En el Día de los Muertos pensemos también en nosotros, los futuros difuntos

La muerte es destino. Y dicho de un modo aún más contundente: nuestra muerte es destino. No es una mera abstracción, como si pudiéramos hablar de la muerte de los otros dejando de lado la reflexión sobre nuestra propia muerte, que se nos presenta como la única certidumbre que no acepta ponderación o escapatoria.

En algunas culturas la muerte es recibida con una gran celebración. En otras, la muerte sólo encierra dolor y pesadumbre. En todo caso, diferencias culturales aparte, algo tenemos en común (y valga decir que lo tenemos en común también con otros animales, no es algo exclusivo de nuestra especie): la muerte de un ser querido es un evento que deja una huella indeleble en nuestra subjetividad y que, además, la transforma.

Sin embargo, hemos ido perdiendo el hábito de conversar sobre la muerte, de estar en cercanía con ese proceso. La muerte pasó de ser un momento simbólico importantísimo, vivido en el espacio íntimo, familiar y comunitario; a ser reducido a dato comprobable a través de instrumentos y técnicas de medición.

Tampoco sobre esto conversamos: sobre esas transformaciones técnico-culturales que se van dando con el tiempo, con respecto a cómo entendemos y vivimos tanto la idea de la muerte, como el acontecimiento de la muerte de los seres queridos (tanto humanos y como no humanos).

Dejar de conversar sobre la muerte, en mi opinión, es problemático. Sobre todo si ese silencio no se resuelve de alguna otra forma, como por ejemplo, a través del arte. Es decir, si lo que impera es sólo silencio, de algún modo estamos entrando en negación con respecto a la muerte. Y si eso pasa, comienzan varios conflictos. Por ejemplo, el autoengaño. Pensar –mágicamente- que podemos eludir la muerte. O peor aún, que debemos hacerlo, que debemos vencer a la muerte, como si se tratara de una batalla. La idea de no existir más puede ser muy perturbadora para algunas personas. Sin embargo, perturbadora o no, esa idea tarde o temprano se materializará en nuestros cuerpos.

Por eso no deja de resultar paradójico que hayamos reclamado un término –de tan profundo poder transformador- como es el de “calidad de vida”, y que nos sea tan difícil hablar de la calidad de muerte. La muerte digna, que yo traduzco como la muerte en nuestros propios términos, la muerte que más pueda acercarse al proyecto de vida de cada quien, debe formar parte de nuestras discusiones acerca de la calidad de vida.

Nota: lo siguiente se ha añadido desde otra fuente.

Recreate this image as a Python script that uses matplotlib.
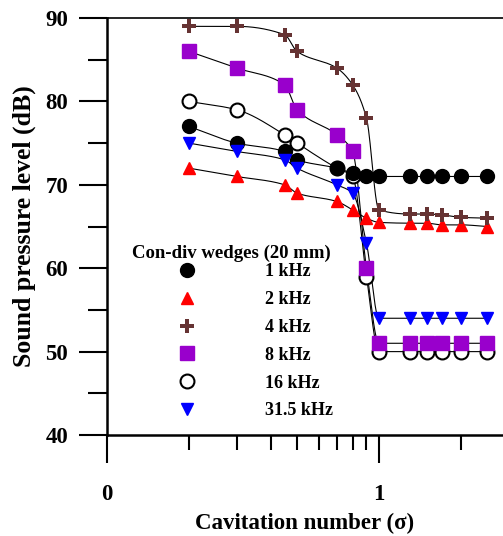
#!/usr/bin/env python3
"""Sound pressure level vs cavitation number for con-div wedges (20 mm)."""

import numpy as np
import matplotlib
matplotlib.use("Agg")
import matplotlib.pyplot as plt
from matplotlib.ticker import FixedLocator, FixedFormatter, NullFormatter

SIGMA = [0.2, 0.3, 0.45, 0.5, 0.7, 0.8, 0.9, 1.0, 1.3, 1.5, 1.7, 2.0, 2.5]

SPL_1K = [77, 75, 74, 73, 72, 71.4, 71, 71, 71, 71, 71, 71, 71]
SPL_2K = [72, 71, 70, 69, 68, 67, 66, 65.5, 65.4, 65.4, 65.2, 65.2, 65]
SPL_4K = [89, 89, 88, 86, 84, 82, 78, 67, 66.5, 66.5, 66.4, 66.1, 66]
SPL_8K = [86, 84, 82, 79, 76, 74, 60, 51, 51, 51, 51, 51, 51]
SPL_16K = [80, 79, 76, 75, 72, 71, 59, 50, 50, 50, 50, 50, 50]
SPL_31K = [75, 74, 73, 72, 70, 69, 63, 54, 54, 54, 54, 54, 54]

LABELS = ["1 kHz", "2 kHz", "4 kHz", "8 kHz", "16 kHz", "31.5 kHz"]

FONT = "Liberation Serif"


def pchip(x, y, xs):
    """Monotone cubic (Fritsch-Carlson) through the points."""
    x = np.asarray(x, float)
    y = np.asarray(y, float)
    h = np.diff(x)
    d = np.diff(y) / h
    m = np.zeros_like(y)
    for k in range(1, len(x) - 1):
        if d[k - 1] * d[k] > 0:
            w1 = 2 * h[k] + h[k - 1]
            w2 = h[k] + 2 * h[k - 1]
            m[k] = (w1 + w2) / (w1 / d[k - 1] + w2 / d[k])
    m[0] = d[0]
    m[-1] = d[-1]
    idx = np.clip(np.searchsorted(x, xs) - 1, 0, len(x) - 2)
    t = (xs - x[idx]) / h[idx]
    h00 = 2 * t**3 - 3 * t**2 + 1
    h10 = t**3 - 2 * t**2 + t
    h01 = -2 * t**3 + 3 * t**2
    h11 = t**3 - t**2
    return (h00 * y[idx] + h10 * h[idx] * m[idx]
            + h01 * y[idx + 1] + h11 * h[idx] * m[idx + 1])


def main():
    plt.rcParams["font.family"] = [FONT, "DejaVu Serif"]
    plt.rcParams["font.weight"] = "bold"

    fig = plt.figure(figsize=(5.03, 5.36), dpi=100)
    ax = fig.add_axes([0.2127, 0.1884, 0.7873, 0.778])

    series = [
        (SPL_16K, dict(marker="o", ms=10, mfc="white", mec="black", mew=1.5), 4, 2),
        (SPL_1K, dict(marker="o", ms=10, mfc="black", mec="black"), 0, 3),
        (SPL_2K, dict(marker="^", ms=9, mfc="#ff0000", mec="#ff0000"), 1, 3),
        (SPL_4K, dict(marker="P", ms=10, mfc="#663333", mec="#663333", mew=0), 2, 3),
        (SPL_8K, dict(marker="s", ms=9.5, mfc="#9900cc", mec="#9900cc"), 3, 3),
        (SPL_31K, dict(marker="v", ms=9, mfc="#0000ff", mec="#0000ff"), 5, 3),
    ]

    lx = np.log10(SIGMA)
    xs = np.linspace(lx[0], lx[-1], 600)
    handles = [None] * len(LABELS)
    for vals, style, li, z in series:
        ax.plot(10**xs, pchip(lx, vals, xs), color="black", lw=0.8, zorder=1)
        h, = ax.plot(SIGMA, vals, ls="none", zorder=z, label=LABELS[li], **style)
        handles[li] = h

    ax.set_xscale("log")
    ax.set_xlim(0.1, 2.86)
    ax.set_ylim(40, 90)

    ax.xaxis.set_major_locator(FixedLocator([0.1, 1]))
    ax.xaxis.set_major_formatter(FixedFormatter(["0", "1"]))
    ax.xaxis.set_minor_locator(FixedLocator([0.2, 0.3, 0.4, 0.5, 0.6, 0.7, 0.8, 0.9, 2]))
    ax.xaxis.set_minor_formatter(NullFormatter())
    ax.set_yticks(range(40, 91, 10))
    ax.set_yticks(range(45, 90, 10), minor=True)

    ax.tick_params(which="major", direction="out", length=20, width=1.5, labelsize=16.5)
    ax.tick_params(axis="x", which="major", pad=15)
    ax.tick_params(axis="y", which="major", pad=8)
    ax.tick_params(which="minor", direction="out", length=11, width=1.5)
    ax.tick_params(axis="y", which="minor", length=14)

    for lab in ax.get_xticklabels() + ax.get_yticklabels():
        lab.set_fontweight("bold")

    ax.spines["right"].set_visible(False)
    ax.spines["left"].set_linewidth(1.8)
    ax.spines["bottom"].set_linewidth(1.8)
    ax.spines["top"].set_linewidth(1.2)

    ax.set_xlabel("Cavitation number (σ)", fontsize=16.5, fontweight="bold", labelpad=6)
    ax.set_ylabel("Sound pressure level (dB)", fontsize=18.5, fontweight="bold", labelpad=7)

    leg = ax.legend(handles=handles, loc="upper left", bbox_to_anchor=(0.03, 0.487),
                    frameon=False, title="Con-div wedges (20 mm)",
                    prop={"family": FONT, "weight": "bold", "size": 13},
                    handlelength=6.2, handletextpad=1.17, labelspacing=0.6,
                    borderpad=0.2)
    leg.get_title().set_fontweight("bold")
    leg.get_title().set_fontsize(13.5)
    leg._legend_box.align = "left"
    leg._legend_box.sep = 1

    fig.savefig("out.png", dpi=100)


if __name__ == "__main__":
    main()
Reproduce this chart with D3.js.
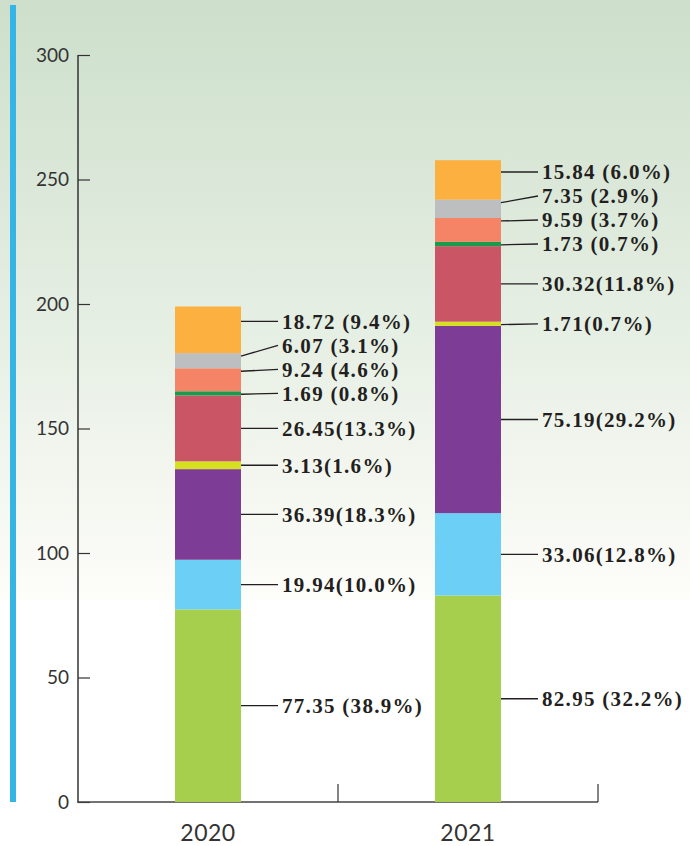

Conversar sobre la muerte es –ni más ni menos- conversar sobre la vida, sobre cómo entendemos la convivencia humana, la solidaridad, el respeto por el otro, la diversidad de cosmovisiones, de tradiciones, de preguntas sobre la felicidad, la dignidad, incluso sobre la ley y el Estado.

Morir no es sólo un hecho biológico. Morir es también un proceso culturalmente mediado. Por lo tanto, hablar de la muerte y debatir sobre lo que puede significar una expresión como buen morir, buena muerte o muerte digna, implica también debatir acerca de las condiciones de posibilidad para 1) que tal debate pueda, en efecto, tener lugar y 2) que una demanda social de buen morir o de muerte digna, pueda ser escuchada y reconocida.

Para algunas personas, la sola idea de que se acepte el derecho a decidir no soportar dolor y agonía en sus últimos días, además de la posibilidad de contar con asistencia médica para que tal decisión se cumpla, provoca rechazo o temor. Para muchas otras personas, la sola idea de que alguien se considere legitimado para obstaculizar tal decisión (la de no sentir dolor o de querer acortar ese proceso de agonía, acelerando la llegada de la muerte, o pidiendo ayuda para morir) es aterrorizante y repudiable.

Hay quienes creen que todo lo relativo a la muerte es un asunto exclusivo del designio divino. Y hay quienes creen que la divinidad, o bien no existe, o no tiene interés alguno en imponerse sobre la voluntad de los seres humanos. Ahí tenemos entonces nuestro reto: resolver –en la diferencia- lo que a todas luces es una de las fases más íntimas de una persona: cómo enfrentar los últimos días en este planeta.

Si asumimos que sostener la vida a toda costa es el deber principal de las profesiones de la salud, estaremos justificando excesos crueles y absurdos, como el ensañamiento terapéutico, que contrario a lo que muchos suponen, no se ejerce sólo en pacientes adultos mayores, sino que también lo sufren niños, niñas y adolescentes; víctimas de una cultura que niega la inevitabilidad de la muerte y por ello, impide que podamos imaginar una muerte buena, una muerte digna.


*Esta será la primera de una serie de columnas que quiero dedicar al tema de la muerte.